Angekommen – Portrait 1

7.9.2020, Marion Bock

Im Sommer 2015 kam A. als 17jähriger, unbegleiteter minderjähriger Flüchtling, in Österreich an.

Als Kleinkind war er mit seinen Eltern vor den Morddrohungen des Onkels, der das Grundstück von A.s Familie in Besitz nehmen wollte und mit der korrupten Polizei im Ort kollaborierte, von Afghanistan nach Pakistan geflohen. Bald darauf verstarb A.s Vater, und als ältestes männliches Familienmitglied musste er zum Lebensunterhalt der Mutter und seiner Geschwister beitragen. Mit 8 Jahren begann er, in einer Schneiderei und später als Verkäufer zu arbeiten. Sein größter Wunsch war, in die Schule zu gehen und zu lernen. Da er als Afghane in Pakistan keine öffentliche Schule besuchen durfte, sparte sich die Familie das Geld vom Mund ab, um A. vier Jahre lang neben der Arbeit den Besuch einer privaten Schule zu ermöglichen. Als er 16 Jahre alt war, wurde er mehrfach mit dem Tod bedroht, weil er der Volksgruppe der Hazara angehört. Da beschloss er, zu fliehen.

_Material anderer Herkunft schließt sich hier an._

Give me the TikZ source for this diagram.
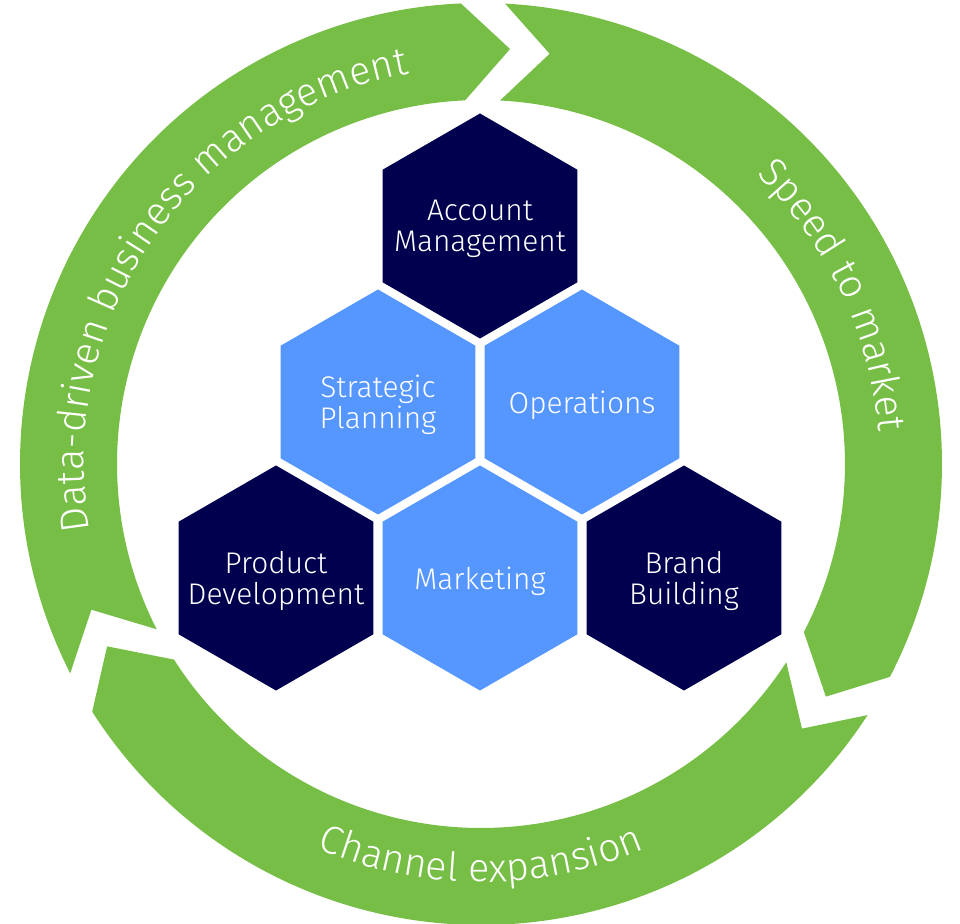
\documentclass[tikz,border=0pt]{standalone}
\usepackage{fontspec}
\setmainfont{Fira Sans Light}
\usepackage{xcolor}
\usetikzlibrary{positioning,shapes.geometric,decorations.text}
\definecolor{navy}{HTML}{00004E}
\definecolor{skyblue}{HTML}{5596FF}
\definecolor{leafgreen}{HTML}{76BE45}
\def\ringout{9.22}
\def\ringin{7.28}
\def\ringmid{8.32}
\begin{document}
\begin{tikzpicture}[on grid,
  hex/.style={regular polygon,regular polygon sides=6,shape border rotate=30,minimum size=4.5cm,inner sep=-1cm,align=center,text depth=-1.5pt,text=white,font=\fontsize{17}{17.6}\selectfont},
  hexdark/.style={hex,fill=navy},
  hexlight/.style={hex,fill=skyblue},
  ringtext/.style={decorate,decoration={text along path,text align=center,text color=white,text={|\fontsize{22.5}{26}\selectfont|#1}}}]
\path[use as bounding box,fill=white] (-9.62,-9.20) rectangle (9.58,9.28);
% three arrows round the ring
\foreach \t in {207,87,-33}
  \fill[leafgreen] (\t:\ringout) arc[start angle=\t,end angle=\t-114.5,radius=\ringout]
    -- (\t-121:\ringmid) -- (\t-114.5:\ringin)
    arc[start angle=\t-114.5,end angle=\t,radius=\ringin] -- (\t-6.5:\ringmid) -- cycle;
\path[ringtext={Data-driven business management}] (200:7.94) arc[start angle=200,end angle=90,radius=7.94];
\path[ringtext={Speed to market}] (60.5:7.98) arc[start angle=60.5,end angle=-9.5,radius=7.98];
\path[ringtext={Channel expansion}] (230:8.36) arc[start angle=230,end angle=310,radius=8.36];
% hexagons
\node[hexdark] (account) at (-0.02,4.76) {Account\\Management};
\node[hexlight,below left=3.52cm and 2.04cm of account] (strategic) {Strategic\\Planning};
\node[hexlight,below right=3.52cm and 2.04cm of account] (operations) {Operations};
\node[hexdark,below left=3.52cm and 2.04cm of strategic] (product) {Product\\Development};
\node[hexlight,below right=3.52cm and 2.04cm of strategic] (marketing) {Marketing};
\node[hexdark,below right=3.52cm and 2.04cm of operations] (brand) {Brand\\Building};
\end{tikzpicture}
\end{document}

In Österreich angekommen lernte er Deutsch und begann eine Ausbildung als Mechatroniker an der Abend HTL. Im Herbst 2017 erhielt der den 1. negativen Asylbescheid. Dank seiner ehrenamtlichen Aktivitäten, der Tatsache, dass er eine Ausbildung in einem Mangelberuf besuchte und des Engagements Ehrenamtlicher, die die Versäumnisse des teuren Rechtsanwalts ausbügelten, wurde ihm vom BVwG eine Aufenthaltsberechtigung erteilt. A. durfte also in Österreich bleiben, musste aber innerhalb von 2 Tagen sein Grundversorgungsquartier verlassen, war nicht mehr versichert, bekam 0,- Unterstützung, musste die Schule abbrechen und hatte nur beschränkten Zugang zum Arbeitsmarkt. Ohne Unterstützung Ehrenamtlicher hätte er ohne Essen, ohne Krankenversicherung, ohne einen Euro auf der Straße leben müssen – und das im 7.reichsten Land der Erde…

Wieder Dank der Hilfe einer engagierten Freundin gelang es, rasch einen Arbeitsplatz zu finden, wo A. seit 2 Jahren ein wichtiger Mitarbeiter ist und monatlich Steuern zahlt. Nach wie vor möchte A. sehr gerne eine Berufsausbildung machen – und überlegt gerade, ob er das Angebot eines Grazer Restaurants, im Herbst eine Kochlehre zu starten, annehmen wird.

A. ist angekommen – trotz aller Schwierigkeiten, die das österreichische Asylwesen zu bieten hatte.